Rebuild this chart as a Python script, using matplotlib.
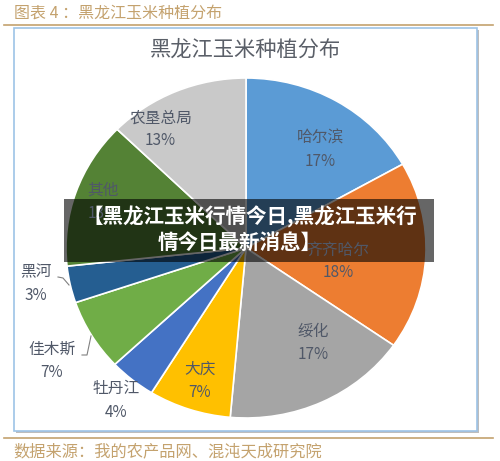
import matplotlib
matplotlib.use("Agg")
import matplotlib.pyplot as plt
from matplotlib.patches import Rectangle

plt.rcParams['font.family'] = ['Noto Sans CJK SC', 'DejaVu Sans']

categories = ['哈尔滨', '齐齐哈尔', '绥化', '大庆', '牡丹江', '佳木斯', '黑河', '其他', '农垦总局']
shares = [16.8, 17.9, 16.7, 7.4, 4.2, 6.8, 3.5, 14.0, 12.7]
printed = ['17%', '18%', '17%', '7%', '4%', '7%', '3%', '13%', '13%']
colors = ['#5B9BD5', '#ED7D31', '#A5A5A5', '#FFC000', '#4472C4', '#70AD47', '#255E91', '#548235', '#C9C9C9']
header = '图表 4 ：黑龙江玉米种植分布'
chart_title = '黑龙江玉米种植分布'
source = '数据来源：我的农产品网、混沌天成研究院'
banner = ['【黑龙江玉米行情今日,黑龙江玉米行', '情今日最新消息】']
name_xy = [(320, 138), (338, 250), (313, 331), (200, 369), (116, 388), (52, 349), (36, 272), (103, 190), (161, 118)]
pct_xy = [(320, 161), (338, 272), (313, 354), (200, 392), (116, 412), (52, 372), (36, 295), (103, 213), (160, 140)]

W, H = 500, 461
fig = plt.figure(figsize=(W / 100, H / 100), dpi=100, facecolor='white')
bg = fig.add_axes([0, 0, 1, 1])
bg.set_xlim(0, W)
bg.set_ylim(H, 0)
bg.axis('off')

gold = '#C4A26E'
bg.plot([4, 493], [25, 25], color=gold, lw=1.2)
bg.plot([4, 493], [438, 438], color=gold, lw=1.2)
bg.add_patch(Rectangle((16, 30), 463, 403, fc='#BDBDBD', ec='none'))
bg.add_patch(Rectangle((14, 28), 463, 403, fc='white', ec='#9DC3E6', lw=1.2))
bg.text(14, 13, header, fontsize=11.5, color=gold, va='center', ha='left')
bg.text(245, 49.5, chart_title, fontsize=15.3, color='#5A5F68', va='center', ha='center')
bg.text(13, 452, source, fontsize=11.7, color=gold, va='center', ha='left')

Rx, Ry, cx, cy = 180, 170, 246, 248
pie_ax = fig.add_axes([(cx - Rx) / W, 1 - (cy + Ry) / H, 2 * Rx / W, 2 * Ry / H])
pie_ax.pie(shares, colors=colors, startangle=90, counterclock=False, radius=1,
           wedgeprops={'edgecolor': 'white', 'linewidth': 1.2})
pie_ax.set_aspect('auto')
pie_ax.set_xlim(-1, 1)
pie_ax.set_ylim(-1, 1)

top = fig.add_axes([0, 0, 1, 1])
top.set_xlim(0, W)
top.set_ylim(H, 0)
top.axis('off')
top.patch.set_alpha(0)
ink = '#505868'
for name, pct, (nx, ny), (px, py) in zip(categories, printed, name_xy, pct_xy):
    top.text(nx, ny, name, fontsize=11.3, color=ink, va='center', ha='center')
    top.text(px, py, pct, fontsize=11, color=ink, va='center', ha='center')
top.plot([58, 63, 69], [277, 278, 285], color='#808080', lw=0.8)
top.plot([82, 87, 91], [355, 355, 336], color='#808080', lw=0.8)

top.add_patch(Rectangle((64, 199), 370, 63, fc='black', alpha=0.6, ec='none'))
top.text(250, 217, banner[0], fontsize=14.8, color='white', weight='bold', va='center', ha='center')
top.text(240, 242, banner[1], fontsize=14.8, color='white', weight='bold', va='center', ha='center')

fig.savefig('out.png', dpi=100)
────────────────────────────────────────
**What you will do:** Starting at the top of the listing above, reproduce each line up to and including the one with "bg.axis('off')"; omit the pictures.

**Result of the task:**
Rebuild this chart as a Python script, using matplotlib.
import matplotlib
matplotlib.use("Agg")
import matplotlib.pyplot as plt
from matplotlib.patches import Rectangle

plt.rcParams['font.family'] = ['Noto Sans CJK SC', 'DejaVu Sans']

categories = ['哈尔滨', '齐齐哈尔', '绥化', '大庆', '牡丹江', '佳木斯', '黑河', '其他', '农垦总局']
shares = [16.8, 17.9, 16.7, 7.4, 4.2, 6.8, 3.5, 14.0, 12.7]
printed = ['17%', '18%', '17%', '7%', '4%', '7%', '3%', '13%', '13%']
colors = ['#5B9BD5', '#ED7D31', '#A5A5A5', '#FFC000', '#4472C4', '#70AD47', '#255E91', '#548235', '#C9C9C9']
header = '图表 4 ：黑龙江玉米种植分布'
chart_title = '黑龙江玉米种植分布'
source = '数据来源：我的农产品网、混沌天成研究院'
banner = ['【黑龙江玉米行情今日,黑龙江玉米行', '情今日最新消息】']
name_xy = [(320, 138), (338, 250), (313, 331), (200, 369), (116, 388), (52, 349), (36, 272), (103, 190), (161, 118)]
pct_xy = [(320, 161), (338, 272), (313, 354), (200, 392), (116, 412), (52, 372), (36, 295), (103, 213), (160, 140)]

W, H = 500, 461
fig = plt.figure(figsize=(W / 100, H / 100), dpi=100, facecolor='white')
bg = fig.add_axes([0, 0, 1, 1])
bg.set_xlim(0, W)
bg.set_ylim(H, 0)
bg.axis('off')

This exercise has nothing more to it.